Everything pieces together easily and I was able to find a decent position for the microphone while I used it. With that being said, more serious streamers should consider picking up an additional boom stand so that you can position the microphone in a better position, as the low profile of the bundled stand restricted where it could be placed and also where I could be sat.
On plugging the microphone in, my computer automatically installed the required drivers and it was easy to find it in Discord.
So the Tonor TC-777 microphone has everything you need to use it immediately and is quick to set up – but how does it perform in use?
Not being a streamer, I purely used the microphone for gaming sessions with my friends and also to record a few recordings of me reading articles for demonstration purposes. My only references for comparison were much more expensive Shure microphone recordings, my cheaper gaming headset microphones, and my Zoom H4N recorder that I’ve used for sound design projects in the past. With that being said, I could not compare this microphone against other condenser microphones in its price range or in higher price ranges, such as the much-recommended Blue Yeti microphone.
The Tonor TC-777 microphone was certainly a competent microphone to use, especially considering that it only costs £34.99. Initially, I had issued with the sensitivity of the microphone, as I was using it in my sitting room with no sound dampening measures in place. The result was my voice was transmitted with echoes of my voice reverberating off of the walls and also background noises. I then tested the microphone in our hallway cupboard, which produced a much cleaner sound, however, it was obviously not practical for me to squeeze my whole gaming setup between our coats and shoes. If like me, you do not have suitable soundproofing or can only game in a shared space, then the sensitivity of the microphone may be an issue, however with some foam or even pillows to dissipate some of the background sound, it should perform decently for those who wish to use it for recording or broadcasting vocals.
Having moved the microphone back to my normal gaming setup and jumping into some games of Rocket League with my friends, I found that the microphone did not suit my needs as a regular gamer with no intention of streaming. I reposition myself several times during a gaming session – sometimes several times during one match – and I had to be repeatedly prompted to move back to a position closer to the microphone, or at least within the range that it could comfortably pick up. I found myself having to raise my voice just to be audible and ended up pushing through periods of discomfort just to remain in front of the microphone’s pop shield. While the quality of the sound was higher than my normal gaming headset, the inconvenience of having this constantly on my mind while playing has left me with no doubt that this sort of a set up does not work for me. If you are a gamer just looking for a microphone to use while playing with friends, you should consider whether you have an appropriate space to use it in and also consider picking up a boom stand so that you can position it in an area where you are unlikely to need to move it for long periods.

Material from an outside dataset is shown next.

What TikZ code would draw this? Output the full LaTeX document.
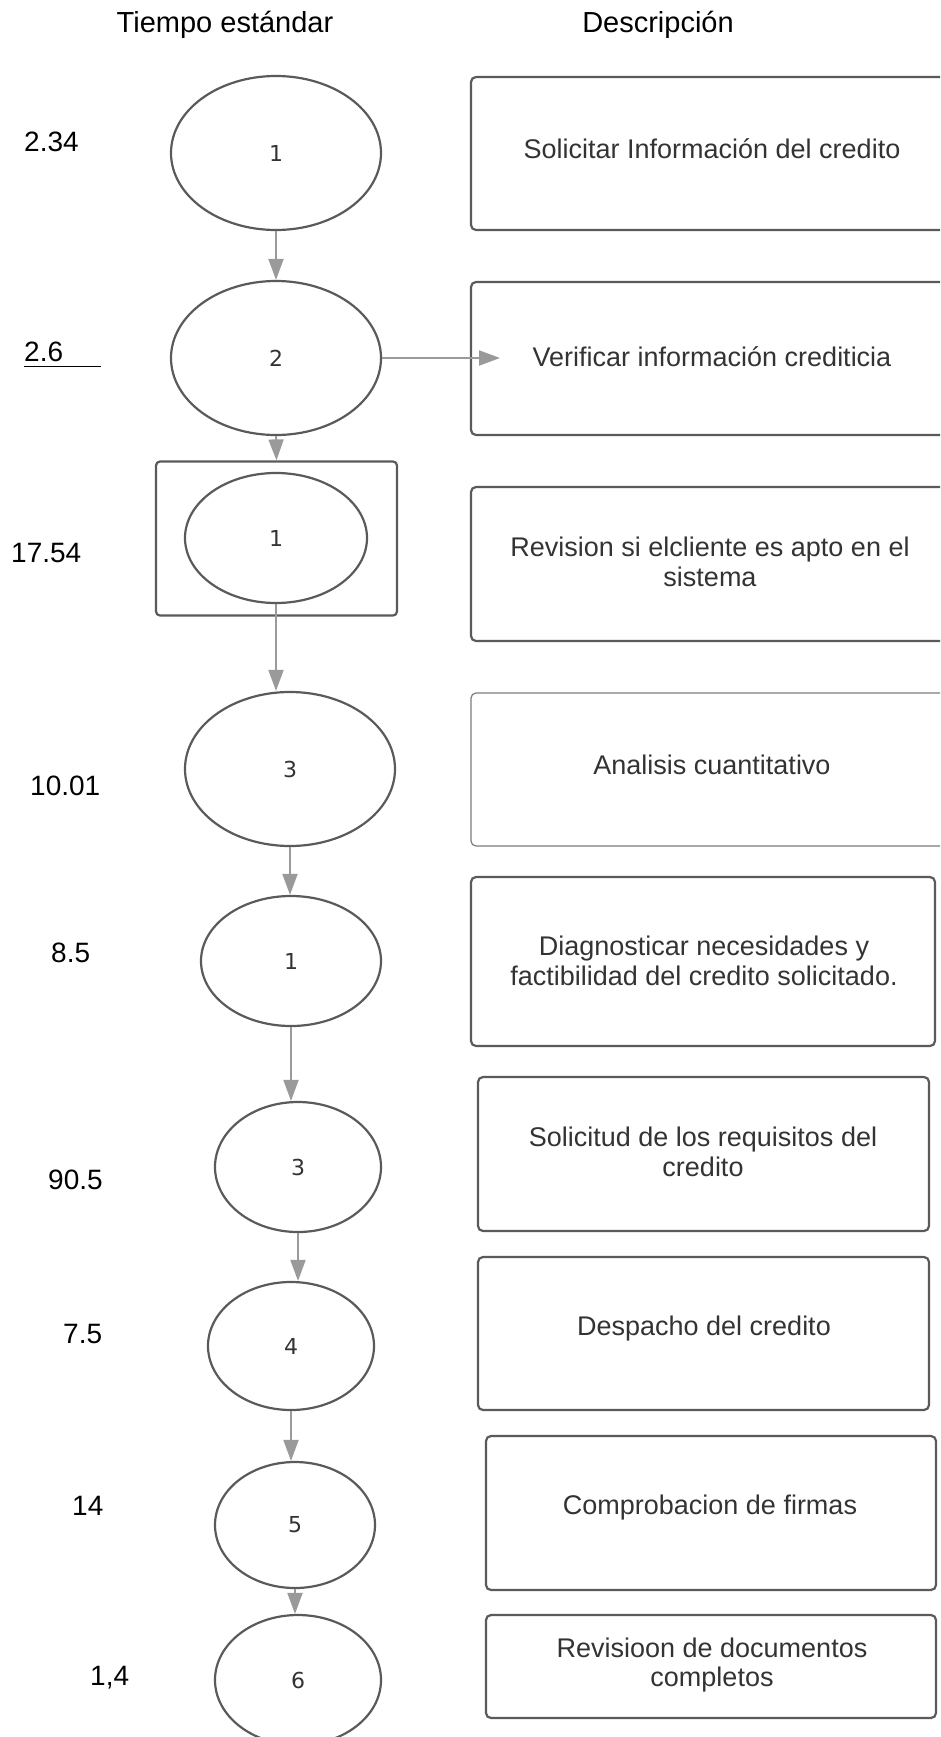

With that being said, the Tonor TC-777 microphone is not primarily aimed at gamers like me. If you are a streamer or YouTuber who is going to be sitting in one position in front of a camera for extended periods of time, this budget microphone could certainly be a worthy addition to your setup, especially in the early stages of your streaming career when you are exploring the viability of your new career. The £34.99 price tag will not break the bank and its decent sound quality when used properly makes this a worthwhile addition to the setup of anyone looking to test the Twitch waters.
This one really comes down to BUY or AVOID – we are talking about a price bracket where waiting for a sale would only have a negligible impact on the value.

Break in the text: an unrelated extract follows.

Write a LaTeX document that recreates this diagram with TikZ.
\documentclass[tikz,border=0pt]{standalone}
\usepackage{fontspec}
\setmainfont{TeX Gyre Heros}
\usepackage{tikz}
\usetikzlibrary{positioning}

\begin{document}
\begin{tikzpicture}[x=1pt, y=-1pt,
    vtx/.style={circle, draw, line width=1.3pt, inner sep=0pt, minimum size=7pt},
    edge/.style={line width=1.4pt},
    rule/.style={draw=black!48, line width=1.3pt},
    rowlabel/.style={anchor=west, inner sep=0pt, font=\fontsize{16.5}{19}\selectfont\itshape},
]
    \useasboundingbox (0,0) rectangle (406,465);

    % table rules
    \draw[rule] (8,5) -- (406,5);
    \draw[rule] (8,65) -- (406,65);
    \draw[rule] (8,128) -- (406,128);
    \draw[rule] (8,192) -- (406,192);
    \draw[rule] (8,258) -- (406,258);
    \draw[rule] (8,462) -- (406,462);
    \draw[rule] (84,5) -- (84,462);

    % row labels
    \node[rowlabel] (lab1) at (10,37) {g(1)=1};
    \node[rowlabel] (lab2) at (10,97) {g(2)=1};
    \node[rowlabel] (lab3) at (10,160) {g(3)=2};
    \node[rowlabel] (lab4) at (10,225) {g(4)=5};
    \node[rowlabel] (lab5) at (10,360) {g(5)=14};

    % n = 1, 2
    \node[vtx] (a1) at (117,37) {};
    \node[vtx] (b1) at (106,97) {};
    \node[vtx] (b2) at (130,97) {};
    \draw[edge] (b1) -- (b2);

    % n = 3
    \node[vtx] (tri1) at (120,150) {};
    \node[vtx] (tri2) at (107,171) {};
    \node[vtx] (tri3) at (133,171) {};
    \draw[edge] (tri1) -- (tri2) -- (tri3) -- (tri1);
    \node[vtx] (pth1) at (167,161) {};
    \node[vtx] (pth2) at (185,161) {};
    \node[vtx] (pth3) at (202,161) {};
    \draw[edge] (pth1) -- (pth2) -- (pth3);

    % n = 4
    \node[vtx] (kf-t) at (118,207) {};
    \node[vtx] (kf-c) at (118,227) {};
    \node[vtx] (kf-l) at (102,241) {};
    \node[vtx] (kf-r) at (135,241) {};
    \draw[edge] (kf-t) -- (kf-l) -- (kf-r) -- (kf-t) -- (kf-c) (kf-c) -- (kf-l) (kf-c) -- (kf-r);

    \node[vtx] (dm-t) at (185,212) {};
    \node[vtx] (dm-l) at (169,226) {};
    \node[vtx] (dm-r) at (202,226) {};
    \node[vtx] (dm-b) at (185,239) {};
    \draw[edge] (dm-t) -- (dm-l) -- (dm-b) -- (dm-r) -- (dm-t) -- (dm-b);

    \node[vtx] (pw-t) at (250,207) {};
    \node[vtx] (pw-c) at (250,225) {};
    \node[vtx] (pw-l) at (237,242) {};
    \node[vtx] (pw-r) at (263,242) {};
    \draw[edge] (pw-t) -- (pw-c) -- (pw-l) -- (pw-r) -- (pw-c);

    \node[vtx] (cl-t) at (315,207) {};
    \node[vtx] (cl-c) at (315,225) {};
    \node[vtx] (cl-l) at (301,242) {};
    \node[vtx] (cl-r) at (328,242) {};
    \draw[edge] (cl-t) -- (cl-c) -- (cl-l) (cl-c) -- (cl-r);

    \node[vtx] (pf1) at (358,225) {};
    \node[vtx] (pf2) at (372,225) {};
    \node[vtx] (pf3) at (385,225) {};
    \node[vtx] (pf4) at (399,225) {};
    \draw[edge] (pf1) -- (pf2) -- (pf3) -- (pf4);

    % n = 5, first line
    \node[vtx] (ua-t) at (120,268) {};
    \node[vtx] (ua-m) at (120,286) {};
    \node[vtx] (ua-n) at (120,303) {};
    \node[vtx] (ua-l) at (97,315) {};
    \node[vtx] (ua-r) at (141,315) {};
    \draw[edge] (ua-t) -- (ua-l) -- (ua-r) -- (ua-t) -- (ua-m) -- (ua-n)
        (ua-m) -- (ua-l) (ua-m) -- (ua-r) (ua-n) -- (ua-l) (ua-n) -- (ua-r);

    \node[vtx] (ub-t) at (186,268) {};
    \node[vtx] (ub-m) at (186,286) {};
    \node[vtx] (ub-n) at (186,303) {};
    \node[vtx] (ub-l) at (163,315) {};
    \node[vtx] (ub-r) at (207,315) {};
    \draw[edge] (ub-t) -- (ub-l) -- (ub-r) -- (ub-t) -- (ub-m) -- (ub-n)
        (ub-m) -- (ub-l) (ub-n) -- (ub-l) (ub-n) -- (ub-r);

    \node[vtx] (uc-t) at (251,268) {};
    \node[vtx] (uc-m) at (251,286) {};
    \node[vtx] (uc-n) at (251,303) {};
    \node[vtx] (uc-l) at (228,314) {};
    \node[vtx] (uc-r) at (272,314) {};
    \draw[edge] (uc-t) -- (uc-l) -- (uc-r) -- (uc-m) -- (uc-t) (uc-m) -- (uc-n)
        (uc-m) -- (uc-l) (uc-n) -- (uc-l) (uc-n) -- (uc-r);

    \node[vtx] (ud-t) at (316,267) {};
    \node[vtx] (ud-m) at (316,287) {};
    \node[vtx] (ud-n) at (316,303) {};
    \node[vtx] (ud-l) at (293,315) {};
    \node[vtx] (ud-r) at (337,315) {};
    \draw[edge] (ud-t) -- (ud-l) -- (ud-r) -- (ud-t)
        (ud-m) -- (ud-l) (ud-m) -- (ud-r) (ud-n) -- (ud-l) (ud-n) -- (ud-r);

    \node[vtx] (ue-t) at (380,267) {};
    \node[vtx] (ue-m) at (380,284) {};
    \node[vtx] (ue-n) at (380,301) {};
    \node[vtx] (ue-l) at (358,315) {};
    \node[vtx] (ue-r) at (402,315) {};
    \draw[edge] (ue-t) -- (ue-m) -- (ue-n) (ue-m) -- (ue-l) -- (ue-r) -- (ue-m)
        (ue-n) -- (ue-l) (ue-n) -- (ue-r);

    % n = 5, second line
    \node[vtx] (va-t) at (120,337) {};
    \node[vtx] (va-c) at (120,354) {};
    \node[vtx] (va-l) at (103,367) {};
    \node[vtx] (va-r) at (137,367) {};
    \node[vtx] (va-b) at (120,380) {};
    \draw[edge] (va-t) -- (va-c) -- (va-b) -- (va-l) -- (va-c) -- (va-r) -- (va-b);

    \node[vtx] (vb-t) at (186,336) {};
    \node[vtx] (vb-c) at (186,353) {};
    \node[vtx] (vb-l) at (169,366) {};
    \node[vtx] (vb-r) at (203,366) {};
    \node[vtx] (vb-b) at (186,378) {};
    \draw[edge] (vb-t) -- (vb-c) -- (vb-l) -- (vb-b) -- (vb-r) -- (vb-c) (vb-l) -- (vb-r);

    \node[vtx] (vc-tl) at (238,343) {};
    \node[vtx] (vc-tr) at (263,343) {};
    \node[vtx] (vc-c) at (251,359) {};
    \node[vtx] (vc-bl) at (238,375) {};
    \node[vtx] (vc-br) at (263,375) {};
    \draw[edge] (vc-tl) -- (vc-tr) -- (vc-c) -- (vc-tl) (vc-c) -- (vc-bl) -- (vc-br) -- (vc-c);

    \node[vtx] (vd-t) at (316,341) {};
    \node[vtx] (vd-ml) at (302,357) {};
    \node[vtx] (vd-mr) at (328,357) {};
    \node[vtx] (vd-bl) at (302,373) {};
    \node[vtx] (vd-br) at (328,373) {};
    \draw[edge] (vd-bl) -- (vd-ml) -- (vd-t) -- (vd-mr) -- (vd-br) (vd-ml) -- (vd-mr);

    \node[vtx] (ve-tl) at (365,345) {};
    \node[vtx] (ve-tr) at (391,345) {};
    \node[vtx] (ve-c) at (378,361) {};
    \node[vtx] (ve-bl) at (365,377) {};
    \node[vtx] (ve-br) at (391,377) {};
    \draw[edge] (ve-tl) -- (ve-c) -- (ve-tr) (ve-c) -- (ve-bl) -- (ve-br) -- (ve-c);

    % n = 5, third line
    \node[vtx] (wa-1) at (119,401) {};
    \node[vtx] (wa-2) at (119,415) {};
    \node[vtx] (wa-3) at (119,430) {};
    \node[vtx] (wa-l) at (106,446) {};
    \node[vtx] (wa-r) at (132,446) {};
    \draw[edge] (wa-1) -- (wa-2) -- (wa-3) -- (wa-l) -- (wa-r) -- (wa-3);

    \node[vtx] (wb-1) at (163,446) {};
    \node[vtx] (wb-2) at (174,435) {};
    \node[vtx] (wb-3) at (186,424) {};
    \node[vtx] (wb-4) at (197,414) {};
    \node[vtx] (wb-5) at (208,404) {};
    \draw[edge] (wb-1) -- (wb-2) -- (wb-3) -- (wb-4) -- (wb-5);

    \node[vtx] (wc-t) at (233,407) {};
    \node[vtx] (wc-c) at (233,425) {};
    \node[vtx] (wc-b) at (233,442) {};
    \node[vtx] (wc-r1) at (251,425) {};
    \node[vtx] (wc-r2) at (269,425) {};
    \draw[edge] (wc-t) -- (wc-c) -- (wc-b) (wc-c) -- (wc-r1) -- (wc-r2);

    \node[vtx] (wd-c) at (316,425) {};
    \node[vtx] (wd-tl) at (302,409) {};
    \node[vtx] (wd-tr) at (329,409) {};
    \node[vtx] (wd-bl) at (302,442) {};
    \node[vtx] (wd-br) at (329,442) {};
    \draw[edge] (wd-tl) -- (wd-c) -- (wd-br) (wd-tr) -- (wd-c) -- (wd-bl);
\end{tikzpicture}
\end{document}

If you are a gamer who is starting out as a streamer or a YouTuber, the Tonor TC-777 microphone offers excellent value. Assuming you have an appropriate space to use it in to counter the microphone’s sensitivity and intend to remain close to it for extended periods, you’ll find the sound quality to be a significant improvement over integrated microphones and headsets, and of a quality that would have cost at least three times as much a decade ago. It is a very competent microphone for a very reasonable price.